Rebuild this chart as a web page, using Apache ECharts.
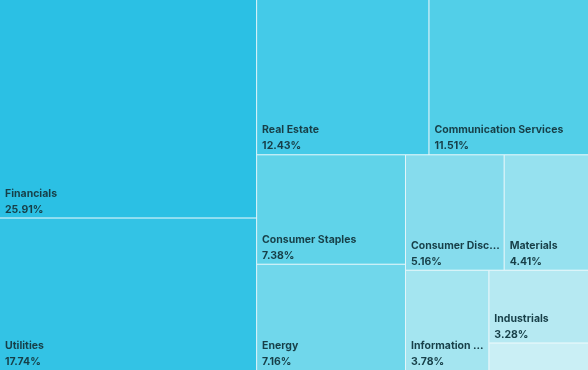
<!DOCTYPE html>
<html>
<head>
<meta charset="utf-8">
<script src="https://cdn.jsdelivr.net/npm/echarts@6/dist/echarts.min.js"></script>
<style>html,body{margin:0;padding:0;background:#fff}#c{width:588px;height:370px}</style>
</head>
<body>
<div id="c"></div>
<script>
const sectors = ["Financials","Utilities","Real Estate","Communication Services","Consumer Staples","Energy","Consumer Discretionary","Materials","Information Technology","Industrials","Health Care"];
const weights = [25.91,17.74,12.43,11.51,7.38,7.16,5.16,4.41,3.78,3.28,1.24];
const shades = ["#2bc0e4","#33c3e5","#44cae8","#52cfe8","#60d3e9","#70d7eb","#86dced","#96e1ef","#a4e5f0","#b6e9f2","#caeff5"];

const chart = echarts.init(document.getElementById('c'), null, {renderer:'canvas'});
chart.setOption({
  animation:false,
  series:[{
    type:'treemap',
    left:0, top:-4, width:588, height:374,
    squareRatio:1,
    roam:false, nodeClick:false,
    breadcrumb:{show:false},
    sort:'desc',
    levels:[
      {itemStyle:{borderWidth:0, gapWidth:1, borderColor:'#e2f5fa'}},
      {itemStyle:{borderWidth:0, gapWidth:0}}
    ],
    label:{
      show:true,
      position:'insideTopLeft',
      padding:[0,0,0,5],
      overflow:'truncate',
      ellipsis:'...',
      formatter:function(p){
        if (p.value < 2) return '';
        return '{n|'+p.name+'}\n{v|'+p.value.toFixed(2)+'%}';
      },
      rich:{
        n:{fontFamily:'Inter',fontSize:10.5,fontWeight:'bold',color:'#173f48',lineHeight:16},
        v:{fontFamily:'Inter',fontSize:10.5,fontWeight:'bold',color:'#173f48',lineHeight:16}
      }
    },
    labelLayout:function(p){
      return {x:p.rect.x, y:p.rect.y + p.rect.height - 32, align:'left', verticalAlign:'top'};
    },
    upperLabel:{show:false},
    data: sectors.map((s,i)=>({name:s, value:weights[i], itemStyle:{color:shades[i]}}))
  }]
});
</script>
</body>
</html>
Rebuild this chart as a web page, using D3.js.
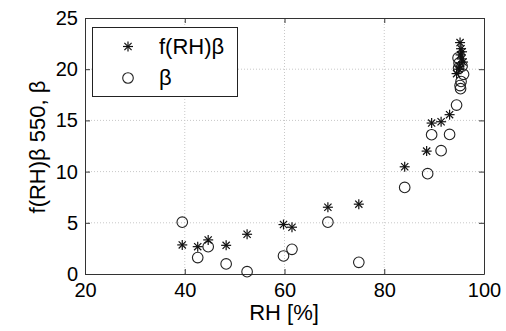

=======

What to do
Output all the records, word for word, with no pictures in the copy.

Solution below
Rebuild this chart as a web page, using Apache ECharts.
<!DOCTYPE html>
<html>
<head>
<meta charset="utf-8">
<script src="https://cdn.jsdelivr.net/npm/echarts@6/dist/echarts.min.js"></script>
<style>html,body{margin:0;padding:0;background:#fff}#c{width:588px;height:370px}</style>
</head>
<body>
<div id="c"></div>
<script>
const sectors = ["Financials","Utilities","Real Estate","Communication Services","Consumer Staples","Energy","Consumer Discretionary","Materials","Information Technology","Industrials","Health Care"];
const weights = [25.91,17.74,12.43,11.51,7.38,7.16,5.16,4.41,3.78,3.28,1.24];
const shades = ["#2bc0e4","#33c3e5","#44cae8","#52cfe8","#60d3e9","#70d7eb","#86dced","#96e1ef","#a4e5f0","#b6e9f2","#caeff5"];

const chart = echarts.init(document.getElementById('c'), null, {renderer:'canvas'});
chart.setOption({
  animation:false,
  series:[{
    type:'treemap',
    left:0, top:-4, width:588, height:374,
    squareRatio:1,
    roam:false, nodeClick:false,
    breadcrumb:{show:false},
    sort:'desc',
    levels:[
      {itemStyle:{borderWidth:0, gapWidth:1, borderColor:'#e2f5fa'}},
      {itemStyle:{borderWidth:0, gapWidth:0}}
    ],
    label:{
      show:true,
      position:'insideTopLeft',
      padding:[0,0,0,5],
      overflow:'truncate',
      ellipsis:'...',
      formatter:function(p){
        if (p.value < 2) return '';
        return '{n|'+p.name+'}\n{v|'+p.value.toFixed(2)+'%}';
      },
      rich:{
        n:{fontFamily:'Inter',fontSize:10.5,fontWeight:'bold',color:'#173f48',lineHeight:16},
        v:{fontFamily:'Inter',fontSize:10.5,fontWeight:'bold',color:'#173f48',lineHeight:16}
      }
    },
    labelLayout:function(p){
      return {x:p.rect.x, y:p.rect.y + p.rect.height - 32, align:'left', verticalAlign:'top'};
    },
    upperLabel:{show:false},
    data: sectors.map((s,i)=>({name:s, value:weights[i], itemStyle:{color:shades[i]}}))
  }]
});
</script>
</body>
</html>
Rebuild this chart as a web page, using D3.js.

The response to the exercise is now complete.